Which of the listed factors can cause the percent yield of a reaction to be less than 100%?
a. There may be competing side reactions.
b. Reactions do not always go to completion.
c. Product can be lost in transferring between containers.
d. All of the above factors can cause the percent yield to be less than 100%.
Calculate the number of moles of water produced when 6 mol of Cu(NO3)2 are produced according to the following balanced chemical equation:
3 Cu(s) + 8 HNO3(aq) → 3 Cu(NO3)2(aq) + 2 NO(g) + 4 H2O(l)
For #1 I'm inclined to chose d, all of them, except that c is a little confusing. Certainly c is true; however, if you're talking about "a" single reaction then "a" single reaction doesn't require transferring between containers so I'm not sure of the context of the c answer.
For #2. From your previous questions I'm just not sure you understand this moles business and how to calculate moles of one material when given moles of another material. Any one number of moles of one substance in a reaction can be converted to any other substance in the reaction. It works this way. You need two things; i.e., you need the balanced equation and you need a starting material. Here is the way it works. You take the starting material and multiply it by a factor. Where do you get the factor. The factor comes from the coefficients in the balanced equation. So in this question, the balanced equation is
3 Cu(s) + 8 HNO3(aq) → 3 Cu(NO3)2(aq) + 2 NO(g) + 4 H2O(l)
The starting material in the question is 6 mols Cu(NO3)2. You want to convert that to ? mols H2O. So 6 mols Cu(NO3)2 x (factor) = mols H2O.
The coefficients in the balanced equation are 3 mols for Cu(NO)3 and 4 moles H2O. So the factor CAN be (3 mols Cu(NO3)2/4 mols H2O) OR it can be (4 mols H2O/3 mols Cu(NO3)2). So the only real thinking that must be done in one of these problems is which is the correct factor to use. Let me write both of them down for you. The first way is
6 mols Cu(NO3)2 x (factor) = mols H2O
6 mols Cu(NO3)2 x [3 mols Cu(NO3)2/4 mols H2O)] = ? OR
6 mols Cu(NO3)2 x [4 mols H2O/3 mols Cu(NO3)2] = ?

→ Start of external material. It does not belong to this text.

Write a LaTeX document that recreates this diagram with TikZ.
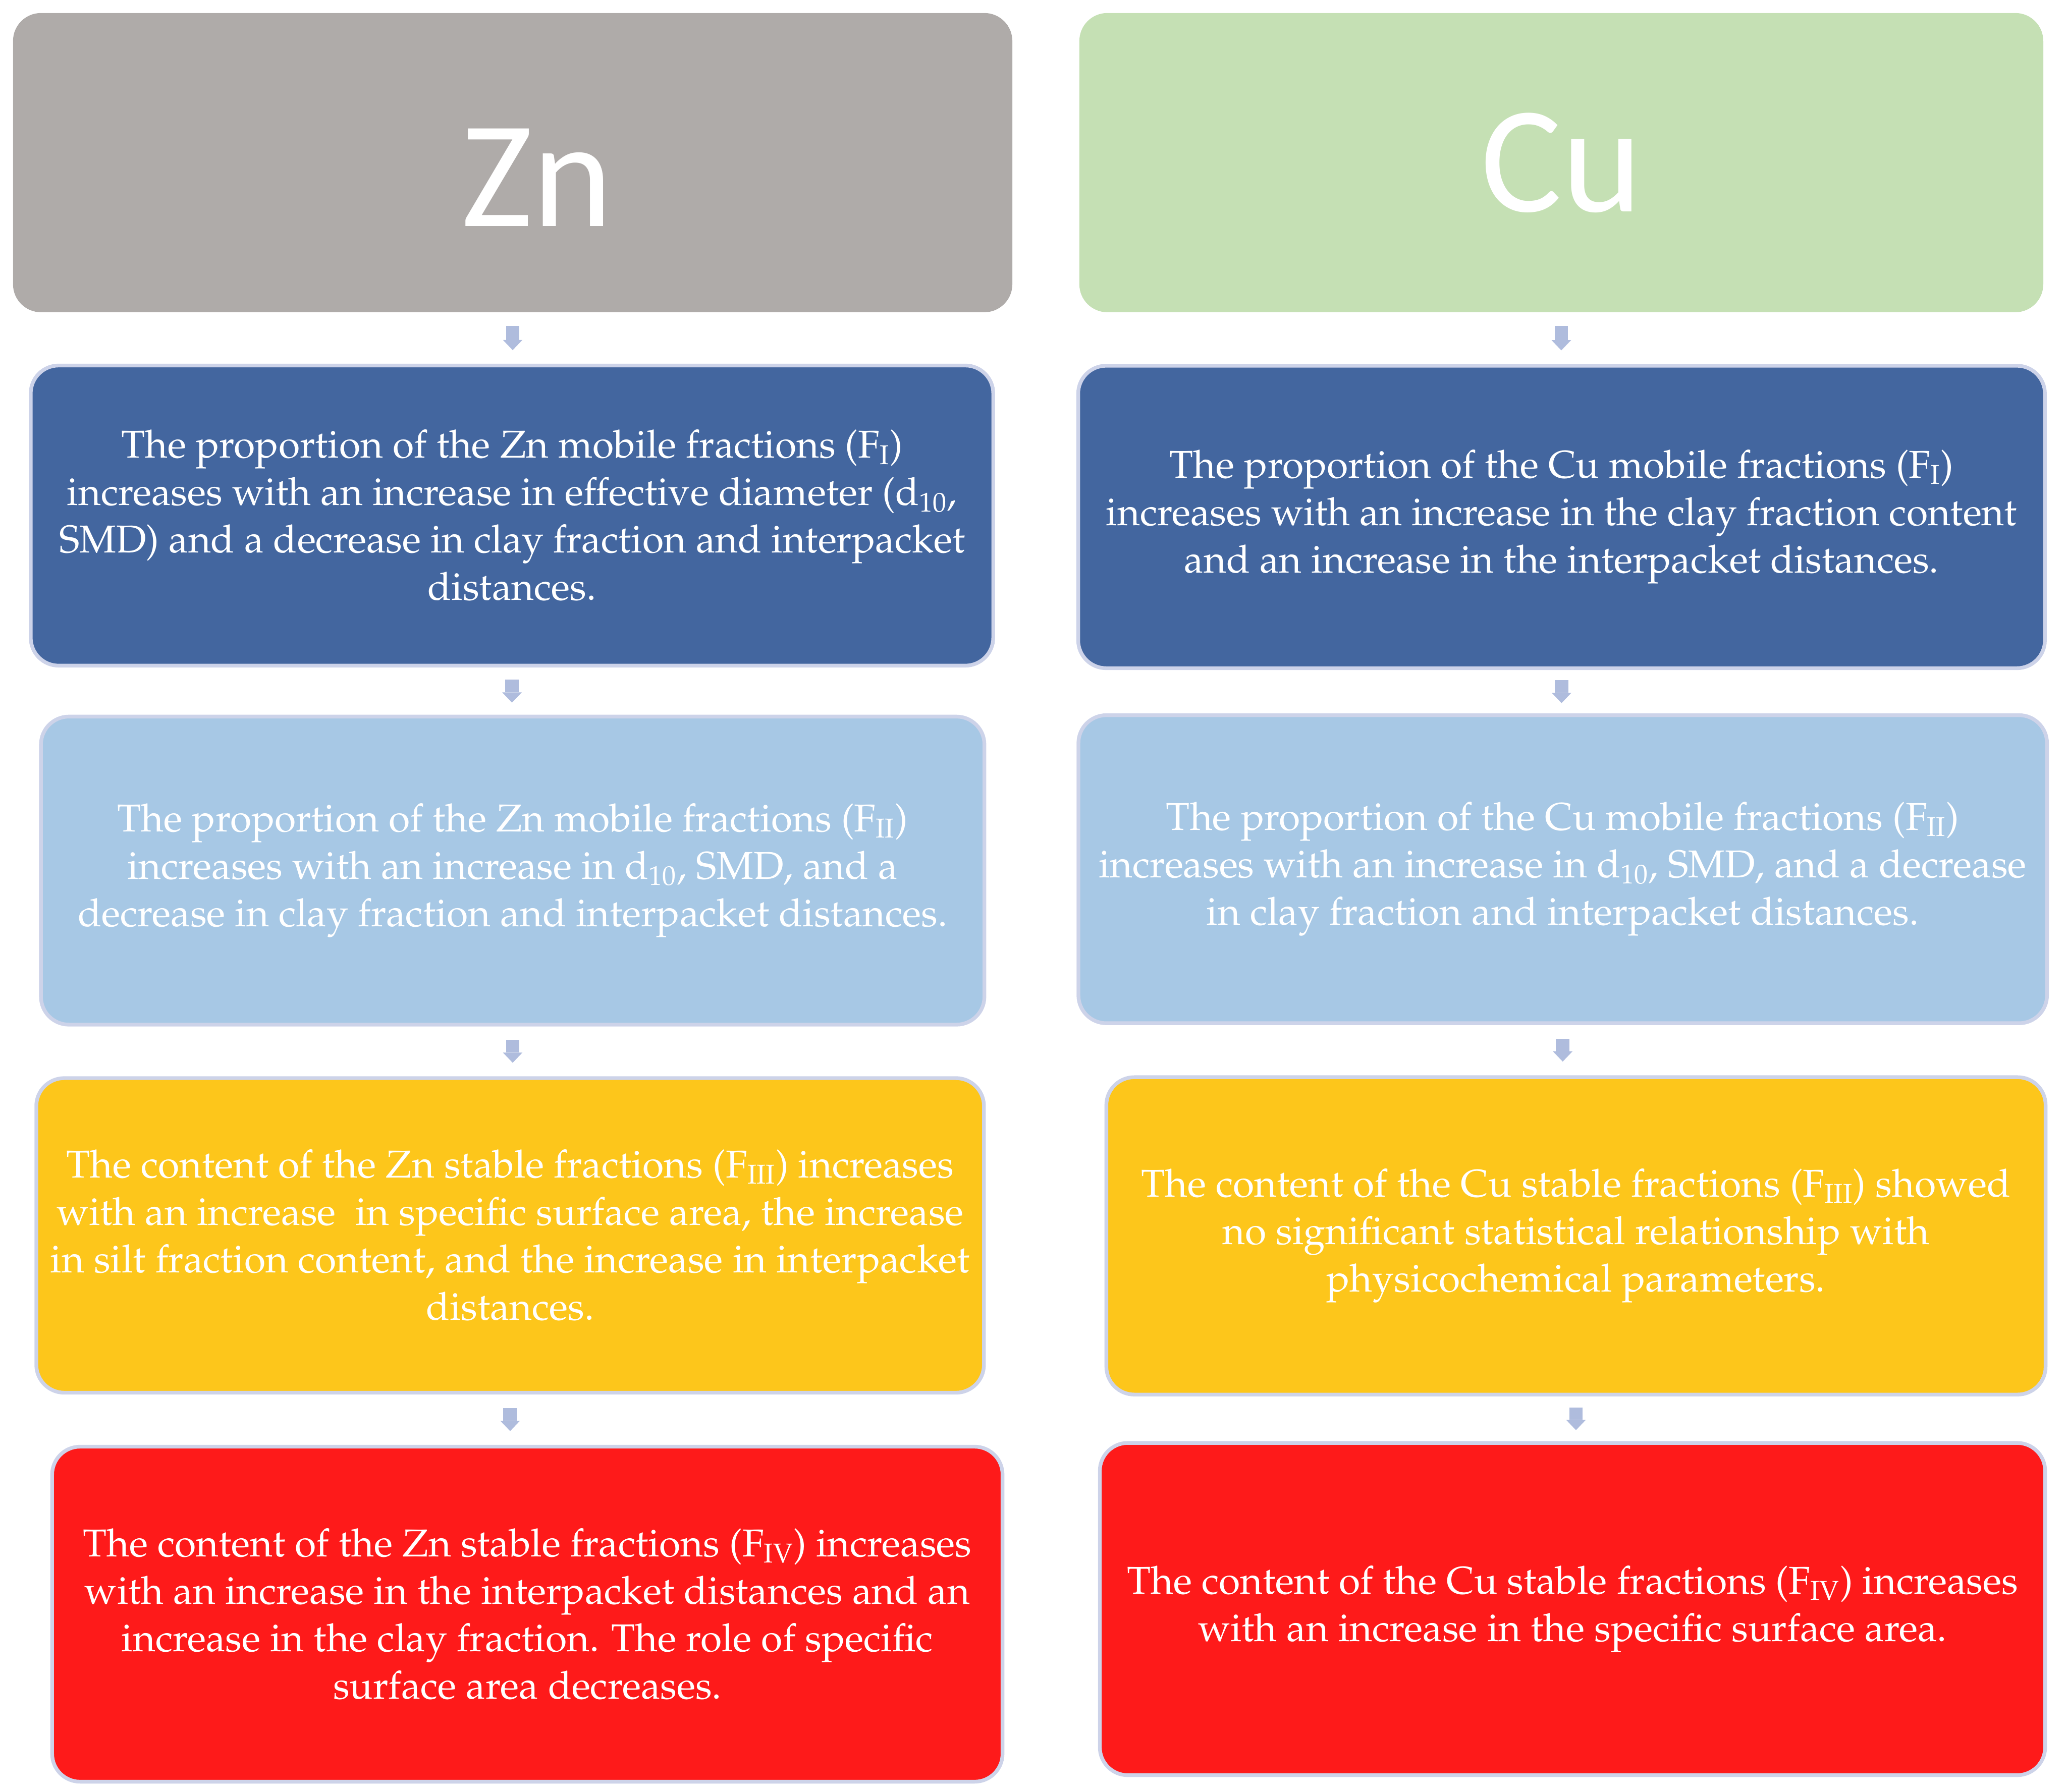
\documentclass[tikz,border=0pt]{standalone}
\usepackage[T1]{fontenc}
\usepackage{fontspec}
\usetikzlibrary{arrows.meta}

\newfontfamily\headfont{Carlito}
\newcommand\cardfont{\fontencoding{T1}\fontfamily{ppl}\fontsize{23.75}{29}\selectfont}

\definecolor{zngray}{HTML}{AFABA9}
\definecolor{cugreen}{HTML}{C5E0B4}
\definecolor{darkblue}{HTML}{43669F}
\definecolor{lightblue}{HTML}{A7C8E5}
\definecolor{ambery}{HTML}{FDC61B}
\definecolor{brightred}{HTML}{FE1A1A}
\definecolor{edgeblue}{HTML}{CDD3E9}
\definecolor{arrowblue}{HTML}{AFBCDD}

\tikzset{
  box/.style={rounded corners=0.6cm, align=center, text=white, inner sep=0pt},
  head/.style={box, font=\headfont\fontsize{93}{93}\selectfont},
  card/.style={box, draw=edgeblue, line width=0.08cm, font=\cardfont},
  flow/.style={arrowblue, line width=0.29cm,
    -{Triangle[width=0.42cm, length=0.22cm, line width=0pt]}}
}

\begin{document}
\begin{tikzpicture}
  \fill[white] (0,0) rectangle (44.41,-38.51);
  \useasboundingbox (0,0) rectangle (44.41,-38.51);

  % Zn column
  \node[head, fill=zngray, minimum width=21.47cm, minimum height=6.43cm, text height=2.74cm] (zn) at (11.015,-3.495) {\hspace*{1.04cm}Zn};
  \node[card, fill=darkblue, minimum width=20.68cm, minimum height=6.45cm] (zn1) at (11.0,-11.08)
    {The proportion of the Zn mobile fractions (F\textsubscript{I})\\
     increases with an increase in effective diameter (d\textsubscript{10},\\
     SMD) and a decrease in clay fraction and interpacket\\
     distances.};
  \node[card, fill=lightblue, minimum width=20.27cm, minimum height=6.62cm] (zn2) at (11.015,-18.71)
    {The proportion of the Zn mobile fractions (F\textsubscript{II})\\
     increases with an increase in d\textsubscript{10}, SMD, and a\\
     decrease in clay fraction and interpacket distances.};
  \node[card, fill=ambery, minimum width=20.36cm, minimum height=6.76cm] (zn3) at (10.96,-26.55)
    {The content of the Zn stable fractions (F\textsubscript{III}) increases\\
     with an increase\ \ in specific surface area, the increase\\
     in silt fraction content, and the increase in interpacket\\
     distances.};
  \node[card, fill=brightred, minimum width=20.42cm, minimum height=7.2cm] (zn4) at (11.33,-34.69)
    {The content of the Zn stable fractions (F\textsubscript{IV}) increases\\
     with an increase in the interpacket distances and an\\
     increase in the clay fraction. The role of specific\\
     surface area decreases.};

  % Cu column
  \node[head, fill=cugreen, minimum width=20.71cm, minimum height=6.43cm] (cu) at (33.545,-3.495) {Cu};
  \node[card, fill=darkblue, minimum width=20.77cm, minimum height=6.5cm] (cu1) at (33.55,-11.11)
    {The proportion of the Cu mobile fractions (F\textsubscript{I})\\
     increases with an increase in the clay fraction content\\
     and an increase in the interpacket distances.};
  \node[card, fill=lightblue, minimum width=20.81cm, minimum height=6.62cm] (cu2) at (33.575,-18.68)
    {The proportion of the Cu mobile fractions (F\textsubscript{II})\\
     increases with an increase in d\textsubscript{10}, SMD, and a decrease\\
     in clay fraction and interpacket distances.};
  \node[card, fill=ambery, minimum width=20.18cm, minimum height=6.82cm] (cu3) at (33.86,-26.56)
    {The content of the Cu stable fractions (F\textsubscript{III}) showed\\
     no significant statistical relationship with\\
     physicochemical parameters.};
  \node[card, fill=brightred, minimum width=20.31cm, minimum height=7.14cm] (cu4) at (33.785,-34.58)
    {The content of the Cu stable fractions (F\textsubscript{IV}) increases\\
     with an increase in the specific surface area.};

  % arrows between the boxes
  \foreach \a/\b/\s in {zn/zn1/0.29cm, zn1/zn2/0.26cm, zn2/zn3/0.29cm, zn3/zn4/0.295cm,
                        cu/cu1/0.29cm, cu1/cu2/0.22cm, cu2/cu3/0.295cm, cu3/cu4/0.235cm}
    \draw[flow, shorten <=\s, shorten >=\s] (\a.south) -- (\a.south |- \b.north);
\end{tikzpicture}
\end{document}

The answer to which to use is in the units. The first one gives you mols Cu(NO3)2 x mols Cu(NO3)2/mols H2O which is [Cu(NO3)2]^2/H2O. Is that what you want? The second one gives you mols H2O for the units because mols Cu(NO3)2 in the numerator of the first part cancels with mols Cu(NO3)2 in the factor part. This is a no-brainer. You're trying to convert from mols Cu(NO3)2 to mols H2O. Mols H2O is what you want. The second factor above give you mols of H2O. So the correct one to use is obvious. You can make a rule from this if you don't want to go through this exercise every time. Starting material x (ending material/starting material). It always works this way. So 6 mols Cu(NO3)2 x (4 mols H2O/3 mols Cu(NO3)2) = 6 x 4/3 = 8 mols H2O.